═══ Data shown

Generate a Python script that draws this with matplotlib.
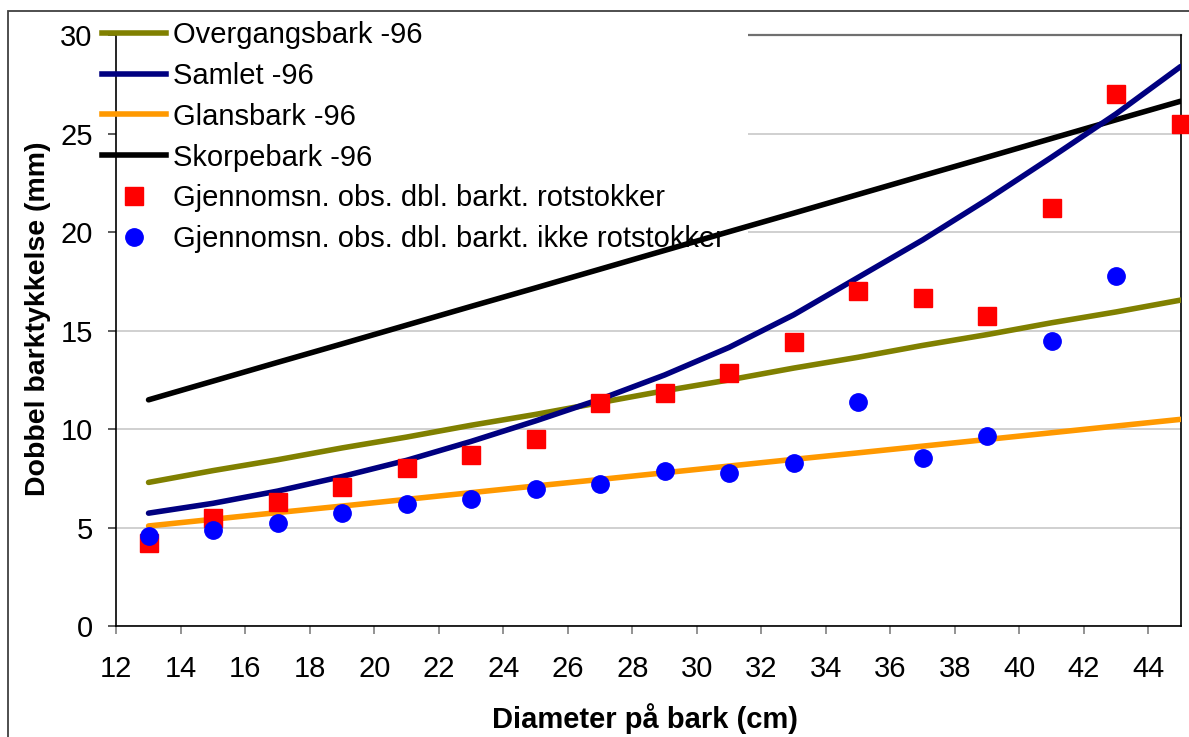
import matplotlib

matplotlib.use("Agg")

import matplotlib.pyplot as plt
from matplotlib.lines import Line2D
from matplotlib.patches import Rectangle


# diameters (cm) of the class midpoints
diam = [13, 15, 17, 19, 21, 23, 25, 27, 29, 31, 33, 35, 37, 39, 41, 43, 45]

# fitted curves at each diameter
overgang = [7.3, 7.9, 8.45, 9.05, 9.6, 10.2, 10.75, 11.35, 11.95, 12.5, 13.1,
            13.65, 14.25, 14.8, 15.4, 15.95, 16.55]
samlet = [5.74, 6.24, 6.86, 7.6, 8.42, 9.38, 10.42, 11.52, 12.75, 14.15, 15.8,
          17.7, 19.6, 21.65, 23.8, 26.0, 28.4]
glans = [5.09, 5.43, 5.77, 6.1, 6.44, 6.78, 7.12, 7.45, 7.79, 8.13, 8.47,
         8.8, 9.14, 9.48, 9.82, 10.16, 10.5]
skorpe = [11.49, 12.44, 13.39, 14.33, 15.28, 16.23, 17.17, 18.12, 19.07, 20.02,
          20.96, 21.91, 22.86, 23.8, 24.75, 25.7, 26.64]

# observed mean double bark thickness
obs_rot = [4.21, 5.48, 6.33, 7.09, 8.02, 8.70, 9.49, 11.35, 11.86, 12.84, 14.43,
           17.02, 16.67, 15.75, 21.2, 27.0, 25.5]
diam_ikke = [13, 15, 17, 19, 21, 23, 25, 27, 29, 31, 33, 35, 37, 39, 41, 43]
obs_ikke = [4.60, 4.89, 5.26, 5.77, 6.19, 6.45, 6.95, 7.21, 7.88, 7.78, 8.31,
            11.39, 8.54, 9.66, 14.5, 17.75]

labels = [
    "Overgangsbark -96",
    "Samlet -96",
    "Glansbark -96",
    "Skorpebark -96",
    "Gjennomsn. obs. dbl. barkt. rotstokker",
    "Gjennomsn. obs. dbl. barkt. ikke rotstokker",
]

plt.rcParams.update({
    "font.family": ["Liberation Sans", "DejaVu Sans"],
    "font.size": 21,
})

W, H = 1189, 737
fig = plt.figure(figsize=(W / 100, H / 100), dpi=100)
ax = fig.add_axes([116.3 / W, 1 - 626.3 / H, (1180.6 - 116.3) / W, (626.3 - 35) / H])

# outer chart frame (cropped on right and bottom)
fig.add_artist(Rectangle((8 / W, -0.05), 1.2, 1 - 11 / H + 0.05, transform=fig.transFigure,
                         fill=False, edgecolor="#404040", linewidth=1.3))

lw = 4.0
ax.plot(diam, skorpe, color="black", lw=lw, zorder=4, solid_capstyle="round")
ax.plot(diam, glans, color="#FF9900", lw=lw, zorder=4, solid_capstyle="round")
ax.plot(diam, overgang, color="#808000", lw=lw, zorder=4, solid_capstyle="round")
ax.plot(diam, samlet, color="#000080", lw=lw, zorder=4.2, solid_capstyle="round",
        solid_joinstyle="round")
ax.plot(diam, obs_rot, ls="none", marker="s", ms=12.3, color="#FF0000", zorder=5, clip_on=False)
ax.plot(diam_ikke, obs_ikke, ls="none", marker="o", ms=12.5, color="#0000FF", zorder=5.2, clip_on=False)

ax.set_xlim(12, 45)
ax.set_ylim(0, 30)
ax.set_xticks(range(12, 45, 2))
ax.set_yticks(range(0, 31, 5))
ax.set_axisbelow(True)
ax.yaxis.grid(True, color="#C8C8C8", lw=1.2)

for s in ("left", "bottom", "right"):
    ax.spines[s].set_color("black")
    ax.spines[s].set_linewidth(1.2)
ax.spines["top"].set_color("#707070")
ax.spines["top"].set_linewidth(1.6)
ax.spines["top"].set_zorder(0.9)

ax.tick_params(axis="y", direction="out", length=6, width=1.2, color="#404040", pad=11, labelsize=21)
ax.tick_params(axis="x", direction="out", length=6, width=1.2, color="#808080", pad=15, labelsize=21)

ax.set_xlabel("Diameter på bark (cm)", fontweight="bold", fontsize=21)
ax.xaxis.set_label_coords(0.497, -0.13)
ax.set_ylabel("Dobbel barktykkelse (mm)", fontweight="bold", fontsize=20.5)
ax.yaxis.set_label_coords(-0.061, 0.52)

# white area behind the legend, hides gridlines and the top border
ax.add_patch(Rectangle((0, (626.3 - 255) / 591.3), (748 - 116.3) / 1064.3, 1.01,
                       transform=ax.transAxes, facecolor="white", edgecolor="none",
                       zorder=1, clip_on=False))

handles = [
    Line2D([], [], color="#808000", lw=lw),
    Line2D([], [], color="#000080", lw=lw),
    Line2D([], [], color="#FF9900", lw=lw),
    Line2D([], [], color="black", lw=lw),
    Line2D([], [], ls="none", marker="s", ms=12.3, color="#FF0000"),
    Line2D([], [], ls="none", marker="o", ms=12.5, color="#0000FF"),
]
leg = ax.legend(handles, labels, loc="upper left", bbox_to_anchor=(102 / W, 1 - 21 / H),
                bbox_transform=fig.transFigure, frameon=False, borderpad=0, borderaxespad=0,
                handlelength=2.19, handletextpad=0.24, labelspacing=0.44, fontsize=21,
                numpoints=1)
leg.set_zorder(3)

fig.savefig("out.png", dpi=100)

══════

• Short exercise: Each line from the top of the material through the line containing "41, 43, 45]" should be reproduced exactly; please drop any images.

• Exercise answer:
Generate a Python script that draws this with matplotlib.
import matplotlib

matplotlib.use("Agg")

import matplotlib.pyplot as plt
from matplotlib.lines import Line2D
from matplotlib.patches import Rectangle


# diameters (cm) of the class midpoints
diam = [13, 15, 17, 19, 21, 23, 25, 27, 29, 31, 33, 35, 37, 39, 41, 43, 45]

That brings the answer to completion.